Home > Hierarchical modeling > Home run rates — fitting an exchangeable model

## Home run rates — fitting an exchangeable model

Continuing our home run hitting example, we observe home run counts $y_1, ..., y_k$ where $y_i$ is distributed $Bin(n_i, p_i)$. Suppose we assign the home run probabilities the following exchangeable model.

1.  $p_1, ..., p_k$ distributed $Beta(K, \eta)$

2. $K, \eta$ independent, $\eta$ distributed $\eta^{-1}(1-\eta)^{-1}, K$ distributed $\frac{1}{1+K^2}$.

We described the computing strategy in class to summarize the posterior distribution of $(p_1, .., p_k), \eta, K$.  We find

1.  For $\eta$, the posterior median is 0.0283 and a 90% interval estimate is (.0268, .0296).

2. For $K$, the posterior median is 99 and a 90% interval estimate is (85, 116).
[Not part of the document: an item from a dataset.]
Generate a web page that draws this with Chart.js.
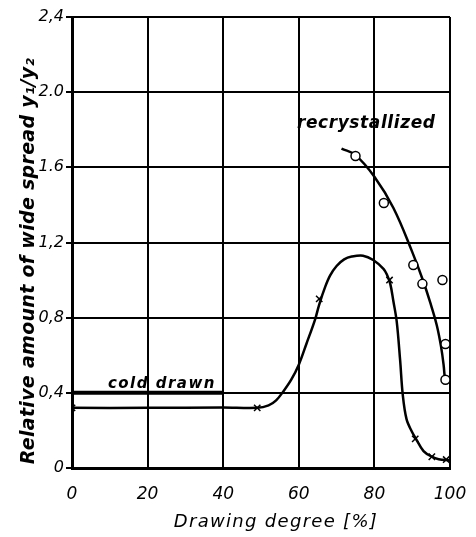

We find posterior means for the home run probabilities $p_1, ..., p_k$.  We plot the posterior means against the square root of the at-bats for the 605 non-pitchers.

This is a very different graph pattern compared to the figure plotting sqrt(AB) against the observed home run rates.  Several things to note.

1.  For the players with few AB, their home run rates are strongly shrunk towards the overall home run rate.  This is reasonable — we have little information about these players’ true home run hitting abilities.

2.  Who are the best home run hitters?  It is clear from the figure that four hitters stand out — they are the ones in the upper right corner of the graph that I’ve labeled with the number of home runs.  The best home run hitters, that is the ones with the highest estimated home run probabilities, are the two player with 46 and 54 at-bats.

3.  I’ve drawn a smoothing curve to indicate the main pattern in the graph.  Note that it’s an increasing curve — this means that players with more AB tend to have higher home run probabilities.  This makes sense — the better hitters tend to get more playing time and more at-bats.